Rispetto alle scelte politiche del premier armeno Nikol Pashinyan, il popolo sembra essere spaccato in due.

«Una buona parte degli armeni non era d’accordo già da un paio d’anni con la strada del dialogo intrapresa dal governo. Si dialoga con chi ha buona volontà non con chi ti punta la pistola alla tempia. Pashinyan, in buona fede, voleva salvare vite umane di una piccolissima nazione. Nel mondo gli armeni sono appena 11 milioni, di questi solo 3 milioni vivono nella repubblica dell’Armenia, per cui farsi massacrare sarebbe stata una pazzia. L’eroismo conta se serve a qualcosa. Non voglio difendere Pashinyan ma penso che il suo governo abbia cercato il male minore. Il suo vero errore è stato invece quello di sperare che un Occidente avveduto e dalle radici cristiane avrebbe dato una mano al popolo armeno».

C’è una soluzione a questa tragedia? Cosa dovrebbe accadere per cambiare le cose?

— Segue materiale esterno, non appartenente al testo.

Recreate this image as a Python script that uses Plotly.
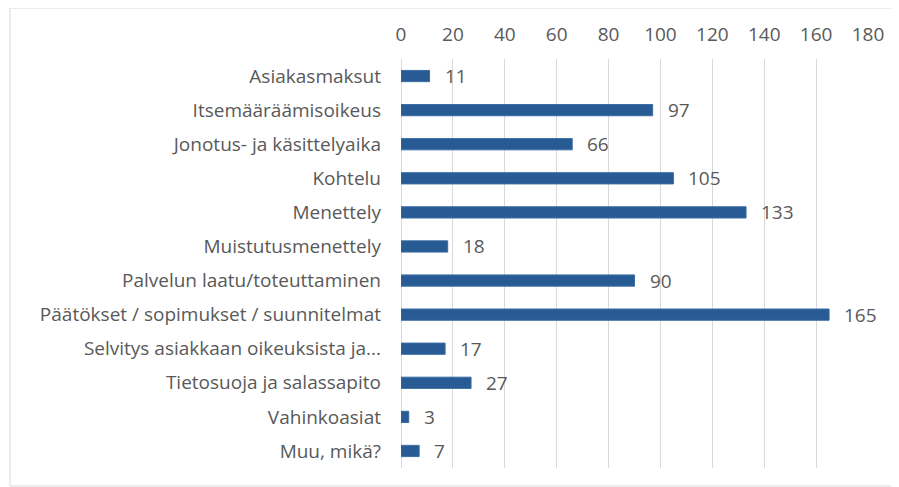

«Basterebbe che il governo turco riconoscesse il genocidio degli armeni. Il processo di pace sarebbe lungo comunque, ma questa è l’unica via perché certe pagine di storia non si ripetano più. Né con gli armeni, né domani con i curdi, né con tutte le altre minoranze».

Ci spiega meglio?

«Conosco molti turchi che si vergognano della politica negazionista del proprio paese. Ci sono decine e decine di intellettuali che prima di essere allontanati e fatti tacere con la forza firmano appelli, documenti, suppliche al governo turco perché riconosca l’evidenza: l’Unesco dice che c’erano 2500 chiese in Armenia, a chi servivano se non al nostro popolo cristiano? A differenza del popolo ebraico, noi purtroppo non abbiamo avuto una Norimberga che ha giudicato i responsabili. Quest’impunità è una costante nella storia turca. Con un’ammissione di colpa chiara e netta, finalmente gli armeni saprebbero che i figli e i nipoti di coloro che 100 anni fa hanno massacrato le loro famiglie hanno iniziato a capire l’enorme sbaglio. Intraprendere questo percorso sarebbe un inizio di ricostruzione».